“Well, I don’t think that you have made the case against money as protected speech. For example, Meg Whitman (former CEO of eBay) and Carly Fiorina (former CEO of Hewlett-Packard), not only spent gobs and gobs of money running for governor and senator, respectively, of the great state of California, but they lost, and they lost embarrassingly, Whitman to a Democratic fossil who had been governor when T. Rex's ruled California. Money did not corrupt the electoral process there, did it?”
Yes, it did. California voters are not always fools (sometimes they can’t help themselves and they elect as governor an Austrian body-builder who still can’t speak intelligible English and who many mistook for the word-less robotic character he had played in Terminator movies), they don’t always vote for money, and in these cases they rebelled against two über-successful women who seemed to be buying their elections. So, the damage was not done to the electoral opportunities of Jerry Brown (governor) and Barbara Boxer (junior senator) but to the candidacies of third and fourth parties, whose voices no one ever heard. Are they, too, not entitled to freedom of speech? Big money drowned out their attempts to speak and be heard. Damage was done to the people, not to the Democrats.

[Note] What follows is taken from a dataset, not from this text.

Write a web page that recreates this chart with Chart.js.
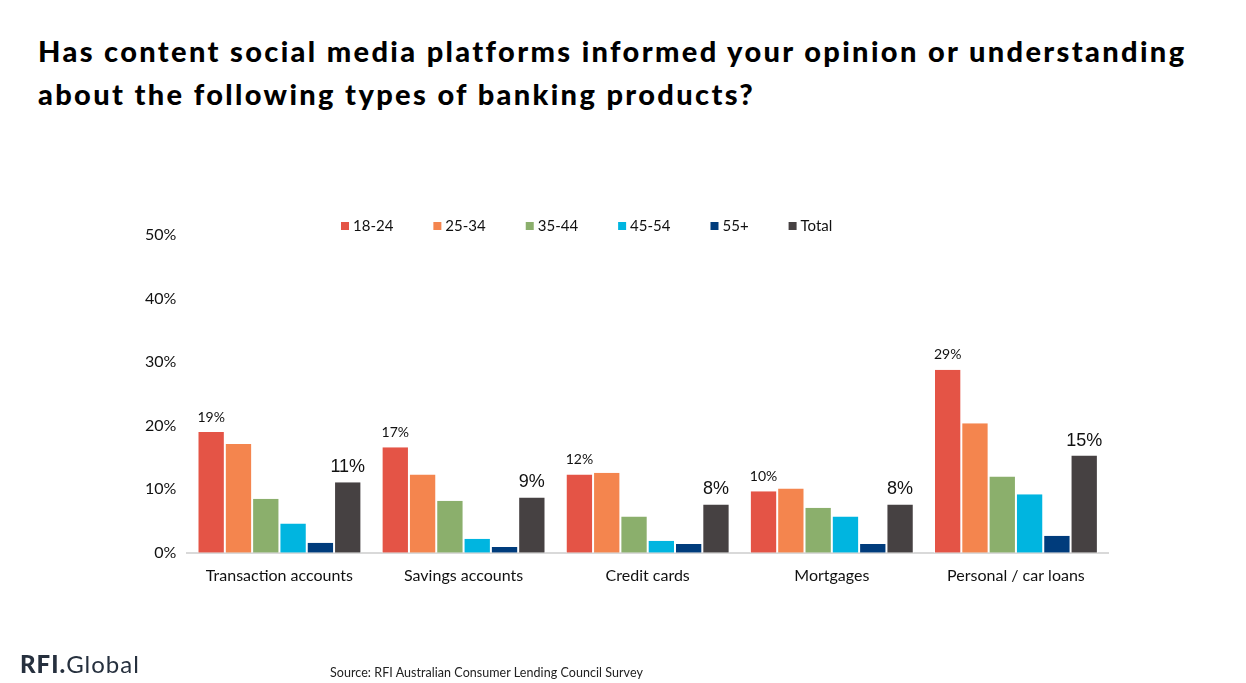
<!DOCTYPE html>
<html>
<head>
<meta charset="utf-8">
<script src="https://cdn.jsdelivr.net/npm/chart.js@4/dist/chart.umd.min.js"></script>
<style>
  html, body { margin: 0; padding: 0; background: #fff; }
  body { width: 1246px; height: 683px; position: relative; overflow: hidden; font-family: 'Lato', sans-serif; }
  #title { position: absolute; left: 38px; top: 29px; font-size: 29px; font-weight: 900; line-height: 43px; color: #000; letter-spacing: 2.35px; white-space: nowrap; }
  #wrap { position: absolute; left: 0; top: 0; width: 1246px; height: 683px; }
  #logo { position: absolute; left: 20px; top: 651px; font-size: 24px; line-height: 26px; color: #26303e; letter-spacing: 1px; }
  #logo b { font-weight: 900; }
  #source { position: absolute; left: 330px; top: 665px; font-size: 12.5px; color: #222; letter-spacing: 0.05px; }
</style>
</head>
<body>
<div id="title">Has content social media platforms informed your opinion or understanding<br>about the following types of banking products?</div>
<div id="wrap"><canvas id="chart"></canvas></div>
<div id="logo"><b>RFI.</b>Global</div>
<div id="source">Source: RFI Australian Consumer Lending Council Survey</div>
<script>
  var categories = ['Transaction accounts', 'Savings accounts', 'Credit cards', 'Mortgages', 'Personal / car loans'];
  var seriesNames = ['18-24', '25-34', '35-44', '45-54', '55+', 'Total'];
  var colors = ['#e45446', '#f4854e', '#8baf6c', '#00b5e0', '#003c7c', '#464142'];

  var age1824 = [19.0, 16.6, 12.3, 9.7, 28.8];
  var age2534 = [17.1, 12.3, 12.6, 10.1, 20.4];
  var age3544 = [8.5, 8.2, 5.7, 7.1, 12.0];
  var age4554 = [4.6, 2.2, 1.9, 5.7, 9.2];
  var age55 = [1.6, 0.9, 1.4, 1.4, 2.7];
  var total = [11.1, 8.7, 7.6, 7.6, 15.3];
  var yTicks = [0, 10, 20, 30, 40, 50];

  var allSeries = [age1824, age2534, age3544, age4554, age55, total];

  // labels only on 18-24 and Total, as in the source
  var labelPlugin = {
    id: 'barLabels',
    afterDatasetsDraw: function(chart) {
      var ctx = chart.ctx;
      ctx.save();
      ctx.textAlign = 'center';
      ctx.textBaseline = 'bottom';
      [0, 5].forEach(function(di) {
        var meta = chart.getDatasetMeta(di);
        ctx.fillStyle = '#111';
        ctx.font = di === 0 ? '14px Lato' : '18px "Liberation Sans"';
        meta.data.forEach(function(bar, i) {
          var v = chart.data.datasets[di].data[i];
          ctx.fillText(Math.round(v) + '%', bar.x, bar.y - (di === 0 ? 8 : 6));
        });
      });
      ctx.restore();
    }
  };

  // legend sits inside the top of the plot, so draw it by hand
  var legendPlugin = {
    id: 'topLegend',
    afterDraw: function(chart) {
      var ctx = chart.ctx;
      var x = 341, y = 226;
      ctx.save();
      ctx.font = '15px Lato';
      ctx.textBaseline = 'middle';
      chart.data.datasets.forEach(function(ds) {
        ctx.fillStyle = ds.backgroundColor;
        ctx.fillRect(x, y - 4, 8, 8);
        ctx.fillStyle = '#111';
        ctx.fillText(ds.label, x + 12, y);
        x += 12 + ctx.measureText(ds.label).width + 40;
      });
      ctx.restore();
    }
  };

  new Chart(document.getElementById('chart'), {
    type: 'bar',
    data: {
      labels: categories,
      datasets: allSeries.map(function(d, i) {
        return {
          label: seriesNames[i],
          data: d,
          backgroundColor: colors[i],
          borderColor: '#ffffff',
          borderWidth: { left: 1, right: 1, top: 0, bottom: 0 },
          borderSkipped: false,
          barPercentage: 1,
          categoryPercentage: 0.89
        };
      })
    },
    plugins: [labelPlugin, legendPlugin],
    options: {
      responsive: true,
      maintainAspectRatio: false,
      animation: false,
      layout: { padding: { left: 142, right: 138, top: 235, bottom: 85 } },
      plugins: {
        legend: { display: false },
        tooltip: { enabled: false }
      },
      scales: {
        x: {
          grid: { display: false, drawTicks: false },
          border: { color: '#d9d9d9', width: 2 },
          ticks: { color: '#111', font: { family: 'Lato', size: 16 }, padding: 13 }
        },
        y: {
          min: 0,
          max: 50,
          afterBuildTicks: function(axis) {
            axis.ticks = yTicks.map(function(v) { return { value: v }; });
          },
          grid: { display: false },
          border: { display: false },
          ticks: {
            color: '#111',
            font: { family: 'Lato', size: 16 },
            padding: 3,
            callback: function(v) { return v + '%'; }
          }
        }
      }
    }
  });
</script>
</body>
</html>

Another victim of unlimited speech is the democracy itself. While money may not get the better funded candidate elected – indeed money will chase all major party candidates – it will nonetheless create in the winning candidate an indebtedness to big donors or a fear that the money will be withheld next time or given to an opponent. The press made much of the fact that Democrats rammed Obamacare down the nation’s throats; what they didn’t make much of was the fact that “Single Payer” (a.k.a. Medicare for All) was hardly ever seriously discussed, the President didn’t support the so-called Public Option longer than he could hold his breath, and the main beneficiaries of the bill were the health-insurance companies who more than anyone else crafted the legislation. In the end, Democrats did not get what all Democrats wanted, but the Health Care Industry did get what it wanted.
And, as I have said over and over, electing a Democrat candidate does not necessarily buy you Democratic values (same for Republicans, of course).
If "money is speech," if money is protected speech, protected by the 1st amendments's clear protection for speech of all kinds, then the more money you've got, the more speech you are entitled to. If that sounds to you like an American democracy worth fighting for, well then, Heaven help us!